Hamilton: New changes aren't making a difference to the car (0:25)

Lewis Hamilton speaks after finishing 13th fastest in P2 of the Australian Grand Prix. (0:25)

Lewis Hamilton said driving Mercedes' underperforming Formula One car at the moment is like trying to tame a rattlesnake.

After failing to make it out of the first qualifying session in Saudi Arabia two weeks ago, Hamilton turned in an improved display ahead of Sunday's Australian Grand Prix, where he will start from fifth position.

Mercedes, winners of the last eight constructors championships in F1, is still struggling with car's tendency to bounce when driving on the straight, a phenomenon known as porpoising.

Hamilton finished nearly a whole second of pole position as Mercedes continued to look a distant third behind Ferrari and Red Bull.

Despite the improved qualifying result Hamilton said the car is still a handful.

"I feel like my [qualifying] lap, there was a little bit more in the car, so that's a positive," Hamilton told Sky Sports.

"But I'm also naturally gutted I wasn't able to extract that little bit but the problem is, when you push that car just a little bit more, she's quite spiteful.

"She's like a viper or a rattlesnake, you never know..."

After qualifying, Mercedes boss Toto Wolff gave a grim assessment of his team's title chances, saying he thinks the team has just a 20 percent chance of recovering from its current situation.
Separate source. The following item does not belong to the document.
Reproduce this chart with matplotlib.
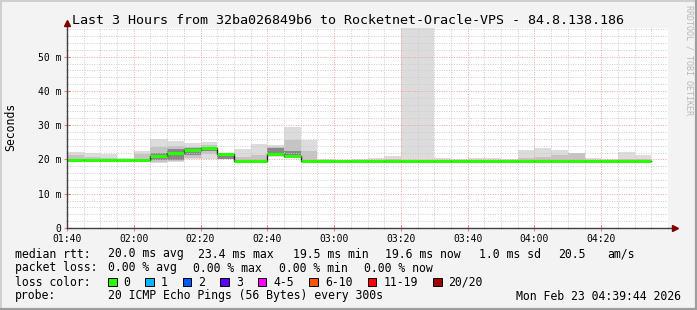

Hamilton's teammate George Russell said the bouncing is so extreme it is stopping them from driving at the limit.

"The biggest thing for me at the moment is still the bouncing. I've been trying all sorts of things to be on the limit of the bouncing and then it's costing me a lot of speed through the high-speed corners, that's where I lose all my laptime.

"I don't have the confidence to attack with the bouncing - it's such a unique feeling from within the car, and when the car's going up and down, and up and down, you cannot throw it into these high-speed corners. So it's tricky to find the right compromise."